Diese Spannungen führen punktuell zu Paniken, bei denen sich auch Anlagemöglichkeiten bieten. Die internationalen Spannungen könnten jedoch anhalten und sich zu einer neuen und dauerhaften Komponente an den Märkten entwickeln.
Nur Verlierer
Die Frage lautet, ob sich der zunehmende Protektionismus positiv auf die US-Wirtschaft auswirken wird. Das ist äußerst fraglich.

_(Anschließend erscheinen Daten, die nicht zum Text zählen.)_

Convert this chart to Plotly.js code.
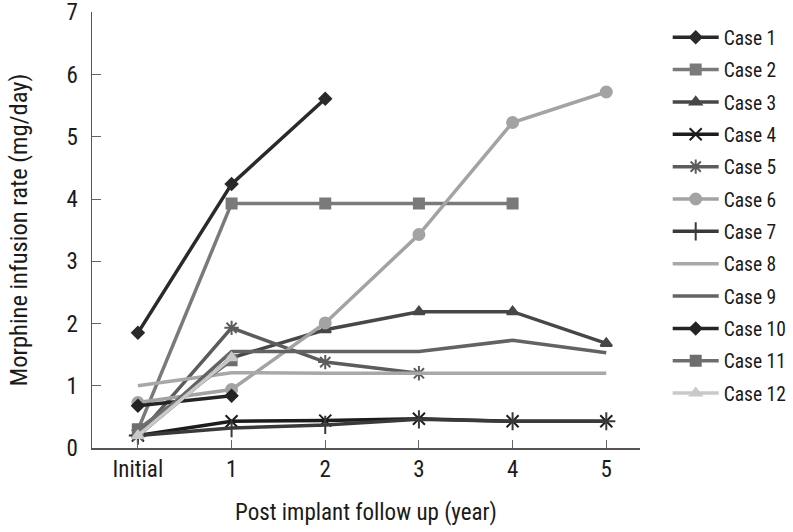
<!DOCTYPE html>
<html>
<head>
<meta charset="utf-8">
<script src="https://cdn.plot.ly/plotly-3.0.1.min.js"></script>
<style>html,body{margin:0;padding:0;background:#fff;}#chart{width:793px;height:532px;}</style>
</head>
<body>
<div id="chart"></div>
<script>
const timePoints = [0, 1, 2, 3, 4, 5];
const tickLabels = ["Initial", "1", "2", "3", "4", "5"];
const yTicks = [0, 1, 2, 3, 4, 5, 6, 7];
const caseNames = ["Case 1","Case 2","Case 3","Case 4","Case 5","Case 6","Case 7","Case 8","Case 9","Case 10","Case 11","Case 12"];

const case1  = [1.85, 4.24, 5.61];
const case2  = [0.29, 3.93, 3.93, 3.93, 3.93];
const case3  = [0.20, 1.45, 1.90, 2.19, 2.19, 1.68];
const case4  = [0.20, 0.43, 0.44, 0.47, 0.43, 0.43];
const case5  = [0.20, 1.93, 1.38, 1.20];
const case6  = [0.73, 0.94, 2.01, 3.43, 5.23, 5.72];
const case7  = [0.20, 0.32, 0.37, 0.46, 0.43, 0.43];
const case8  = [1.00, 1.21, 1.20, 1.20, 1.20, 1.20];
const case9  = [0.20, 1.55, 1.55, 1.55, 1.73, 1.53];
const case10 = [0.68, 0.84];
const case11 = [0.30, 1.41];
const case12 = [0.20, 1.45];

const seriesValues = [case1,case2,case3,case4,case5,case6,case7,case8,case9,case10,case11,case12];
const colors = ["#2a2a2a","#7a7a7a","#474747","#1c1c1c","#5c5c5c","#a3a3a3","#3a3a3a","#a8a8a8","#636363","#242424","#6e6e6e","#c9c9c9"];
const symbols = ["diamond","square","triangle-up","x-thin-open","asterisk-open","circle","cross-thin-open",null,null,"diamond","square","triangle-up"];
const sizes = [9,10,10,12,12,11,13,0,0,9,10,10];

const traces = seriesValues.map((vals, i) => {
  const t = {
    type: "scatter",
    x: timePoints.slice(0, vals.length),
    y: vals,
    name: caseNames[i],
    legendgroup: "g" + i,
    line: {color: colors[i], width: 3.5},
    mode: symbols[i] ? "lines+markers" : "lines"
  };
  if (symbols[i]) {
    t.marker = {symbol: symbols[i], size: sizes[i], color: colors[i], line: {color: colors[i], width: 2}};
  }
  return t;
});

const fontFam = "'Roboto Condensed','Liberation Sans Narrow','DejaVu Sans Condensed','Roboto',sans-serif";

const layout = {
  width: 793, height: 532,
  margin: {l: 92, r: 153, t: 12, b: 84},
  paper_bgcolor: "#fff", plot_bgcolor: "#fff",
  font: {family: fontFam, color: "#1a1a1a"},
  showlegend: true,
  legend: {xref: "container", yref: "container", x: 0.842, y: 0.966, xanchor: "left", yanchor: "top",
           maxheight: 1, tracegroupgap: 4, font: {size: 19.5, family: fontFam, color: "#1a1a1a"}, itemwidth: 46},
  xaxis: {
    range: [-0.49, 5.36], tickvals: timePoints, ticktext: tickLabels,
    showgrid: false, zeroline: false, showline: true, linecolor: "#555", linewidth: 1.5,
    ticks: "inside", ticklen: 8, tickcolor: "#666", tickwidth: 1,
    tickfont: {size: 23, family: fontFam, color: "#1a1a1a"},
    title: {text: "Post implant follow up (year)", font: {size: 23, family: fontFam, color: "#1a1a1a"}, standoff: 22}
  },
  yaxis: {
    range: [0, 7.005], tickvals: yTicks,
    showgrid: false, zeroline: false, showline: true, linecolor: "#555", linewidth: 1.5,
    ticks: "inside", ticklen: 9, tickcolor: "#666", tickwidth: 1,
    ticklabelstandoff: 8, ticklabeloverflow: "allow",
    tickfont: {size: 23, family: fontFam, color: "#1a1a1a"},
    title: {text: "Morphine infusion rate (mg/day)", font: {size: 24.5, family: fontFam, color: "#1a1a1a"}, standoff: 32}
  }
};

Plotly.newPlot("chart", traces, layout, {displayModeBar: false, staticPlot: true});
</script>
</body>
</html>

Durch die Errichtung von Handelsschranken dürften zahlreiche Importe weniger wettbewerbsfähig werden. Die amerikanische Industrie ist jedoch gegenwärtig nicht in der Lage, diese Situation auszunutzen, da sie diese Importe nicht zu wettbewerbsfähigen Preisen und in ausreichender Menge ersetzen kann. Die aktuell starke Position der amerikanischen Volkswirtschaft stellt somit paradoxerweise keinen so überzeugenden Vorteil dar. Was China betrifft, sollten die Folgen für das Wachstum nicht überbewertet werden (die Inlandsnachfrage wächst und die Regierung verfügt immer noch über Instrumente, um die Wirtschaft zu stützen), sie werden jedoch nur mit Mühe zu vermeiden sein.
Anleger sollten sich vor allem vor anfälligen Wertpapieren in Acht nehmen und sich stattdessen auf Unternehmen konzentrieren, die aufgrund ihrer Positionierung und ihrer individuellen Qualität optimale Visibilität bieten.
Das Dilemma der Anleihemärkte
Traditionelle Fluchtwerte, wie amerikanische und deutsche Staatsanleihen, profitieren derzeit von den zunehmenden politischen Unsicherheiten. Wie bereits erwähnt, führt der weltweite Trend zur geldpolitischen Normalisierung zu höheren Renditen. An den Anleihemärkten wird das offenbar bezweifelt.
Angesichts einer Inflation, die nicht mehr nur vor sich hin köchelt, nähert sich das US-Wachstum der Überhitzung. In Deutschland gibt es zwar Anzeichen einer Konjunkturabschwächung, aber die immer noch übermäßig niedrigen Renditen deutscher Bundesanleihen sind mit der Aussicht auf eine endgültige Einstellung der Anleihekäufe der EZB unvereinbar.
Kurzfristig erscheint die Risikoverteilung daher recht asymmetrisch: Sofern es nicht zu einem plötzlichen Anstieg der Risikoaversion kommt, besteht bei den als sicher geltenden Anleihen ein erhebliches Zinsrisiko.
Andererseits könnten mittelfristig eine abschwächende Konjunktur und bleibende strukturelle und deflationäre Kräfte durchaus mit einer ansteigenden Risikoaversion und erneut rückgängigen Inflationserwartungen einhergehen. Dies würde ab 2019 den Zentralbanken entgegenwirken, die ihre Geldpolitik normalisieren wollen. Außerdem würde dies die Aktienmärkte massiv belasten und die Renditen von Staatsanleihen erneut drücken.
Es ist daher in den kommenden Quartalen für eine aktive Verwaltung unerlässlich, die Aktienrisiken und die Zinssensitivität strikt und taktisch zu managen.